Before he became famous for such novels as Animal Farm and 1984, George Orwell wrote a memoir entitled Down and Out in Paris and London. In it, he details the travails of living poor in a large city.  In Paris, he worked as at a hotel, gave English lessons, and worked as a dishwasher.  He also pawned his clothes.  Finally exhausted with working 17 hour days without a break, he seeks employment back in London.  He obtains a position teaching and caring for a child with challenges, but he arrives back in London to find the family gone abroad and he is left to scrounge a living as well as find a place to sleep.  Our reviewer thought it was extremely interesting, and painted a vivid picture of the underclass in both cities during the 20s and 30s.  While parts of his account were challenged, Orwell said that while he may not have included events chronologically, all that he recorded actually happened at one time or another.


Manhattan Beach by Jennifer Egan is another historical novel which moves forward and backward in time, and Nevermore members have read a lot of those lately.  Part of the story is set during the Great Depression, when eleven year old Anna meets Dexter, her father’s employer, at Manhattan Beach.  Anna senses that Dexter is something more than what she’s been told but is uncertain what it means. Years later, during WW II, Anna fights to become a diver repairing warships and seeking to find out what became of her father who has gone missing and whom Anna thinks is dead.  Our reviewer said it was a good book and well-written, but the current fashion for having books move back and forth in time is getting a bit old.


The same comment was made about the next book, The Perfect Mother by Aimee Molloy. The May Mothers are a social group of women who all had babies in May.  They meet in the park each week for a bit of socializing with their babies, but one week they decide to have a “Mom’s Night” and get together at a bar without babies in tow.  What should have been a fun occasion takes a terrifying turn when one of the mothers has her three month old child kidnapped. The investigation reveals that every mother has secrets.  Our reader said it was pretty good, but the technique of going back in time to reveal each character’s history is becoming boring.

Monday, October 22, 2018

The Magic Cottage by James Herbert



Reviewed by Jeanne

This book was recommended to me by a patron who commented, “They say he’s a horror writer, but I don’t think this is horror.”  Intrigued, I decided to give The Magic Cottage a try. 

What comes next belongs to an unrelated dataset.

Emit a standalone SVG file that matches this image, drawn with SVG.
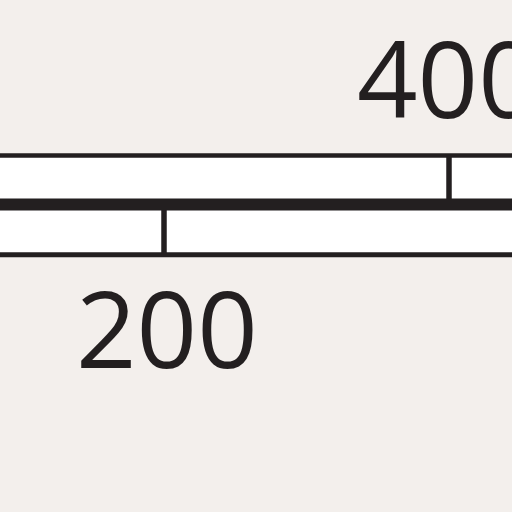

Musician Mike Stringer and his significant other, artist Midge Gudgeon, have toyed with the idea of a rural cottage from some time.  While their careers keep them both busy, they feel perhaps a change of scene would be good for the creative spirit—and keep Mike away from some unhealthy influences. Midge spots an advertisement for just such a cottage and they make inquiries, even visiting the place. Midge is instantly smitten, though Mike has some reservations: the ad said some repairs would be necessary and to his eyes, the repairs are more extensive than he had in mind. It doesn’t matter though, as the price quoted is beyond their means.

Except then it suddenly isn’t. Both Mike and Midge receive generous job offers that would more than cover what they need.  And at second look, even the repairs don’t seem as daunting.

Of course, as this all happens in the first couple of chapters and there is a lot of book to go, that’s not all that happens in the cottage known as Gramarye.

I agree with the patron who said she didn’t think it was horror, but then everyone’s definition of horror differs.  There are supernatural elements and a battle between good and evil, but I found it nicely unsettling and a bit creepy (in a good way) rather than horror.  For one thing, I enjoyed Herbert’s descriptions of the village, the forest, and the cottage itself.  Mike, our narrator, is a likeable guy, and he comes across as honest and dependable.  He adores Midge, who is also a genuinely nice person.  I was especially fond of the squirrel, Rumbo, who sort of adopts them, but then I tend to be fond of animal characters.  The supernatural elements were handled well and kept the pages turning.

If you like a bit of shiver in your reading  this time of year, The Magic Cottage might just provide it.